〈コレクトマニア〉
「収集癖」を広辞苑で調べると、(貴重なものばかりでなく)つまらない物でも収集したがる病的な癖、とある。
チョット酷すぎない?
……と思うが、〈白い巨塔〉に棲息していた頃を思い出す。
論文を書くたび別刷りも貰い、それをクリアファイルフォルダーに貯めた。業績集に別刷りを添えることが、当時は昇進の際の作法だったからである。
単に論文の数を増やすだけなら、商業雑誌が簡単だし原稿料も頂ける。逆に評価の高い学会雑誌では、査読という関門を通らなければならないし掲載料も請求される。

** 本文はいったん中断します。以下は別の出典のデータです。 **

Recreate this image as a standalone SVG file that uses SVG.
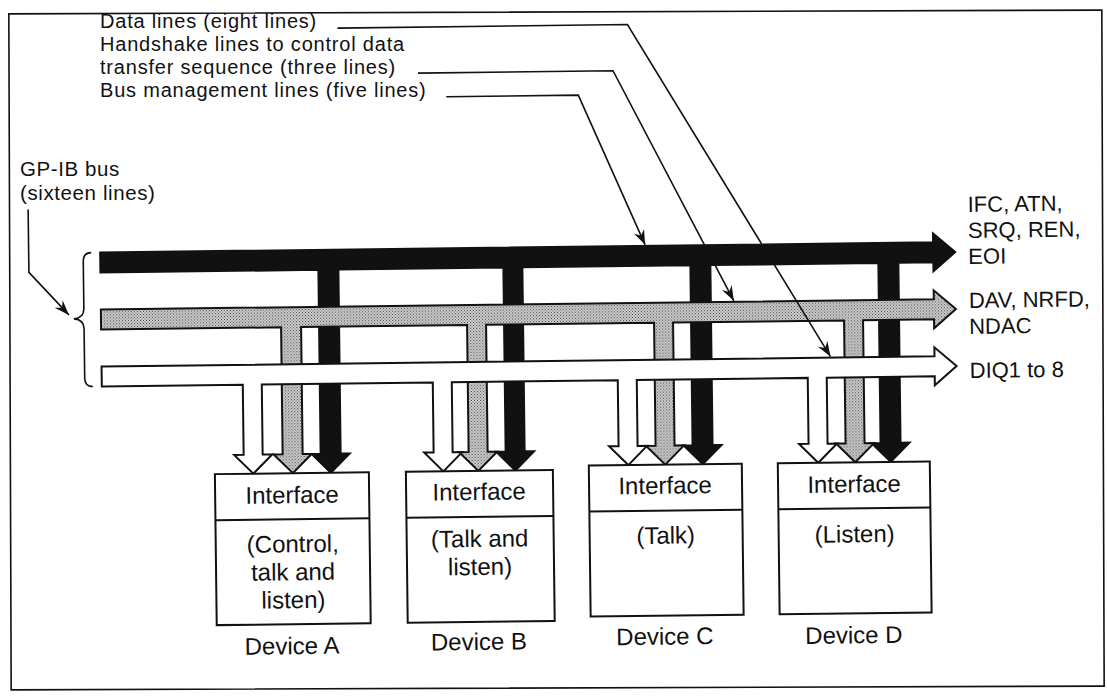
<svg xmlns="http://www.w3.org/2000/svg" width="1107" height="696" viewBox="0 0 1107 696">
  <style>
    .t { font-family: "Liberation Sans", Arial, Helvetica, sans-serif; font-size: 22px; fill: #111; }
    .tg { font-family: "Liberation Sans", Arial, Helvetica, sans-serif; font-size: 20.5px; letter-spacing: 0.6px; fill: #111; }
    .tt { font-family: "Liberation Sans", Arial, Helvetica, sans-serif; font-size: 20px; letter-spacing: 0.8px; fill: #111; }
    .dv { font-family: "Liberation Sans", Arial, Helvetica, sans-serif; font-size: 24px; fill: #111; text-anchor: middle; }
    .box { fill: #fff; stroke: #111; stroke-width: 2; }
    .div { stroke: #111; stroke-width: 2; }
    .bus { stroke: #111; stroke-width: 2; stroke-linejoin: miter; }
    .lead { fill: none; stroke: #111; stroke-width: 1.6; }
  </style>
  <defs>
    <pattern id="stipple" width="3" height="3" patternUnits="userSpaceOnUse">
      <rect width="3" height="3" fill="#d4d4d4"/>
      <rect width="1" height="1" fill="#3c3c3c"/>
      <rect x="1.5" y="1.5" width="1" height="1" fill="#3c3c3c"/>
    </pattern>
    <marker id="ah" viewBox="-16 -6 17 12" refX="0" refY="0" markerWidth="17" markerHeight="12" markerUnits="userSpaceOnUse" orient="auto">
      <path d="M0,0 L-15,-5.5 L-10,0 L-15,5.5 Z" fill="#111"/>
    </marker>
  </defs>
  <rect x="0" y="0" width="1107" height="696" fill="#fff"/>
  <rect x="10" y="12" width="1093" height="676" fill="none" stroke="#111" stroke-width="1.6" transform="rotate(-0.2 556 350)"/>

  <g id="label-top">
    <text class="tt" x="100" y="28">Data lines (eight lines)</text>
    <text class="tt" x="100" y="51">Handshake lines to control data</text>
    <text class="tt" x="100" y="74">transfer sequence (three lines)</text>
    <text class="tt" x="100" y="97">Bus management lines (five lines)</text>
  </g>
  <g id="label-gpib">
    <text class="tg" x="20" y="176">GP-IB bus</text>
    <text class="tg" x="20" y="200">(sixteen lines)</text>
  </g>

  <g transform="rotate(-0.7 553 400)">
    <g id="connectors">
      <path id="bus-management" class="bus" fill="#111" d="M102,247 H935 V238 L957,257 L935,276 V267 H900 V447 H909 L890,466 L871,447 H880 V267 H712 V447 H721 L702,466 L683,447 H692 V267 H524 V451 H533.5 L514.5,470 L495.5,451 H505 V267 H340 V451 H349 L330,470 L311,451 H320 V267 H102 Z"/>
      <path id="bus-handshake" class="bus" fill="url(#stipple)" d="M102,304 H935 V295 L957,314 L935,333 V324 H864 V447 H873.5 L854.5,466 L835.5,447 H845 V324 H674 V447 H683.5 L664.5,466 L645.5,447 H655 V324 H487 V451 H496.5 L477.5,470 L458.5,451 H468 V324 H302 V451 H311 L292,470 L273,451 H282 V324 H102 Z"/>
      <path id="bus-data" class="bus" fill="#fff" d="M102,361 H935 V352 L957,371 L935,390 V381 H827 V447 H836.5 L817.5,466 L798.5,447 H808 V381 H637 V447 H646.5 L627.5,466 L608.5,447 H618 V381 H452 V451 H461.5 L442.5,470 L423.5,451 H433 V381 H262 V451 H271.5 L252.5,470 L233.5,451 H243 V381 H102 Z"/>
      <path id="brace" class="lead" d="M93,247 Q85,247 85,256 V303 Q85,312 75,313 Q85,314 85,323 V372 Q85,381 93,381"/>
      <path id="leader-data" class="lead" marker-end="url(#ah)" d="M342,25.5 H632 L831,360"/>
      <path id="leader-handshake" class="lead" marker-end="url(#ah)" d="M422,71.5 H617 L735,303"/>
      <path id="leader-management" class="lead" marker-end="url(#ah)" d="M450,95.5 H582 L647,246"/>
      <path id="leader-gpib" class="lead" marker-end="url(#ah)" d="M30.5,203 V266 L70,309"/>
    </g>

    <g id="label-signals">
      <text class="t" x="970" y="217">IFC, ATN,</text>
      <text class="t" x="970" y="243">SRQ, REN,</text>
      <text class="t" x="970" y="269">EOI</text>
      <text class="t" x="970" y="313">DAV, NRFD,</text>
      <text class="t" x="970" y="339">NDAC</text>
      <text class="t" x="970" y="383">DIQ1 to 8</text>
    </g>

    <g id="device-a">
      <rect class="box" x="214" y="470" width="154" height="151"/>
      <line class="div" x1="214" y1="516" x2="368" y2="516"/>
      <text class="dv" x="291" y="500">Interface</text>
      <text class="dv" x="291" y="549">(Control,</text>
      <text class="dv" x="291" y="577">talk and</text>
      <text class="dv" x="291" y="605">listen)</text>
      <text class="dv" x="289" y="651">Device A</text>
    </g>
    <g id="device-b">
      <rect class="box" x="405" y="470" width="147" height="151"/>
      <line class="div" x1="405" y1="516" x2="552" y2="516"/>
      <text class="dv" x="478" y="499">Interface</text>
      <text class="dv" x="478" y="546">(Talk and</text>
      <text class="dv" x="478" y="574">listen)</text>
      <text class="dv" x="476" y="649">Device B</text>
    </g>
    <g id="device-c">
      <rect class="box" x="588" y="466" width="153" height="151"/>
      <line class="div" x1="588" y1="512" x2="741" y2="512"/>
      <text class="dv" x="664" y="495">Interface</text>
      <text class="dv" x="664" y="545">(Talk)</text>
      <text class="dv" x="662" y="646">Device C</text>
    </g>
    <g id="device-d">
      <rect class="box" x="777" y="466" width="152" height="151"/>
      <line class="div" x1="777" y1="512" x2="929" y2="512"/>
      <text class="dv" x="853" y="496">Interface</text>
      <text class="dv" x="853" y="546">(Listen)</text>
      <text class="dv" x="851" y="647">Device D</text>
    </g>
  </g>
</svg>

それでも懲りずに「今度こそは」と挑戦し続けた。
あれから四半世紀、今は新聞投稿に鞍替えし再び挑戦中。
収集家:「病的な」とはひどすぎる! むかし論文いまは新聞
「掲載された朝はゴキゲンね」と妻に笑われると、確かにそうかも……と素直に認めるしかない。
妻は記事を切り抜き、神棚に供えてくれた。大分貯まった頃、〈白い巨塔〉時代の習慣で、クリアファイルフォルダーを何冊も用意。
さらに、爺医の固いあたまを茶化して、クリアファイルフォルダーは〈いしあたま〉と命名した。最初のファイルを表紙と目次に使えば、全部で78件の切り抜きが納まるはず。日付を印字した台紙に、切り抜きを1件ずつ貼る。
クリアファイルフォルダーが一杯になったら、投稿原稿の体裁を整えて製本しよう。それも、背表紙がつくボリュームは欲しいので、終の楽しみとして、1本でも多く投稿を続けたい。
ふと、ファイル〈いしあたま〉の使い道が気になりだした。
沈
思
黙
考
・
・
・
そうだ!
通夜の席で酒の肴にしてもらおう。
会葬者の口が軽くなるように、最終号のタイトルは「会葬御礼」に決めた。
でも執筆はもう少し先にしよう。